Two McKinsey people got caught up in the insider trading scandal that centered on Raj Rajaratnam and his Galleon hedge fund. But you suggest that their involvement did no damage to McKinsey. How is that possible?

On the surface, it is kind of surprising, especially considering two things. The first: Anil Kumar, the McKinsey consultant who pled guilty to selling client information to Rajaratnam, was violating the fundamental promise of consulting itself—you tell us your secrets, and we won’t tell them to anybody else. The second: Rajat Gupta, who was found guilty of insider trading for alerting Rajaratnam to non-public information he learned from his board seat at Goldman Sachs, was McKinsey’s managing director for nine years. On closer examination, though, it’s easy to understand how neither man’s actions really hurt McKinsey itself. For starters, neither was a case of the institution acting badly—these were two individuals making individual choices. In Gupta’s case, he’d left McKinsey several years previously, so it was actually the case of a former employee breaking the law, not a current one.

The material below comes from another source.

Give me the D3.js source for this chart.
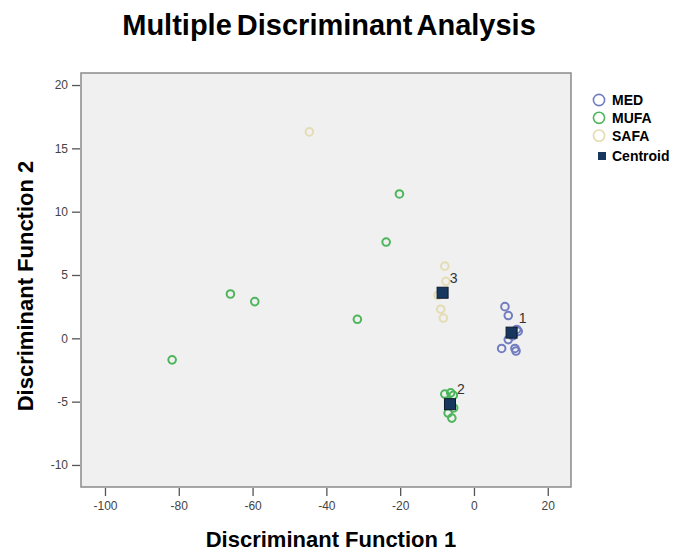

What’s most amazing, though, is that even those particular clients whose secrets Kumar was selling remain clients of McKinsey. And why is that? Because the firm brings so much to its clients that they were seemingly able to set aside the betrayal of confidence on the assumption that it was one bad apple who’d wronged them. The most interesting thing, I would say, is that the whole scandal did more to hurt McKinsey’s self-image than it did their billings. They just might be the most self-satisfied group of people on the planet, and the idea that they’d had criminals in their midst is mortifying to them. But not, apparently, to their clients.